Deputies fired their weapons believing the second victim was the attacker, injuring the man that was bleeding and fatally shooting, John Winkler, 30 a TV production assistant who recently moved to Southern California from Seattle. He was struck once in the chest. Winkler was a temporary production assistant on the Comedy Central Show, “Tosh.0” Canyon News reached out to Comedy Central, who replied with a statement regarding the loss of the West Hollywood resident.

“Comedy Central and ‘Tosh.0’ extend their deepest condolences to the family of John Winkler,” the statement said. “We only had the privilege of working with him for a short while and extend heartfelt sympathy to his friends and family during this tragic time.”

A $5 million settlement was approved by the Los Angeles County Sheriff’s Department in August 2015. In a statement issued the night of Winkler’s death, authorities said, “The apartment door suddenly opened and a male victim came rushing out. He was covered in blood and bleeding profusely from the neck. Simultaneously, Winkler ran out of the door, lunging at the back of the fleeing victim. Both ran directly at the deputies.”

The unidentified “male victim” at the time turned out to be Liam Mulligan, a friend of Winkler’s and McDonald’s roommate. Officials said Winkler fit the general description of the suspect – a young white male wearing a black shirt – and when he fled the apartment alongside Mulligan, deputies believed Winkler to be the assailant. Winkler later died at a local hospital from injuries he sustained. Mulligan was stabbed in the neck by McDonald and then shot in the leg by deputies during the escape. He has also filed a claim for a $25 million payment.

Despite the settlement agreed upon in Winkler’s death, his mother, Lisa Ostegren, was not convinced on the story the deputies gave regarding her son.

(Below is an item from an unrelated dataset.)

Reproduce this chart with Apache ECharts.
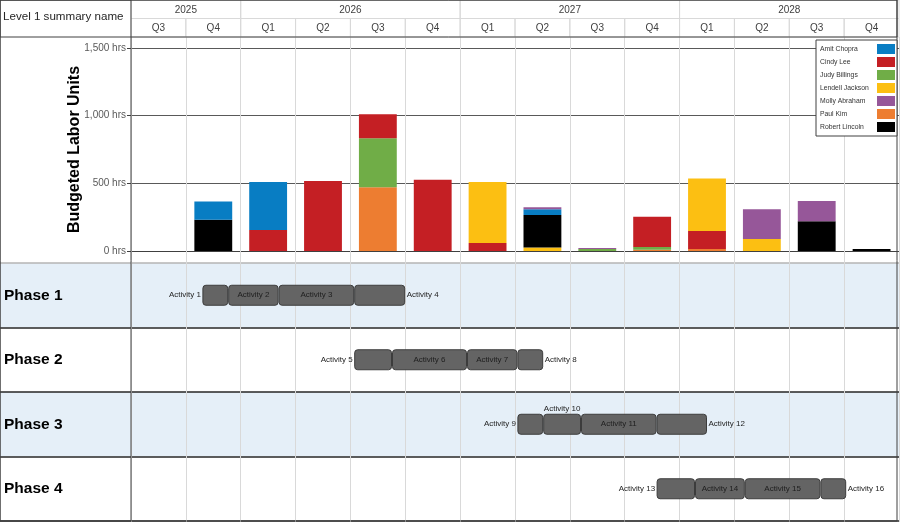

“To even the most jaded bystander, it is clear that the Sheriff’s deputy who mistakenly shot and killed my son was either horribly trained, or simply ignored the established procedures,” Ostegren said in a statement released in August 2015, after the settlement was approved. “I won’t allow them to sweep this under the rug by writing a check; they have to stand and deliver.”

According to Sim Osborn, the family attorney, Winkler’s family made sure the settlement required a plan to be developed that outlines the training and procedures by the Sheriff’s department in similar hostage situations. The goal moving forward is to ensure this type of mistake doesn’t happen again.

“It is a tragedy when any parent loses a child, but learning that John was killed by those sworn to protect him is almost too much to comprehend,” said Ostegren in the statement. “There hasn’t been a single day in which John’s death doesn’t bring me to tears, and I can’t image a day in which I will stop grieving over him.”

McDonald trial had been delayed several times of the course of the case. The case was investigated by the Los Angeles County Sheriff’s Department, West Hollywood Station.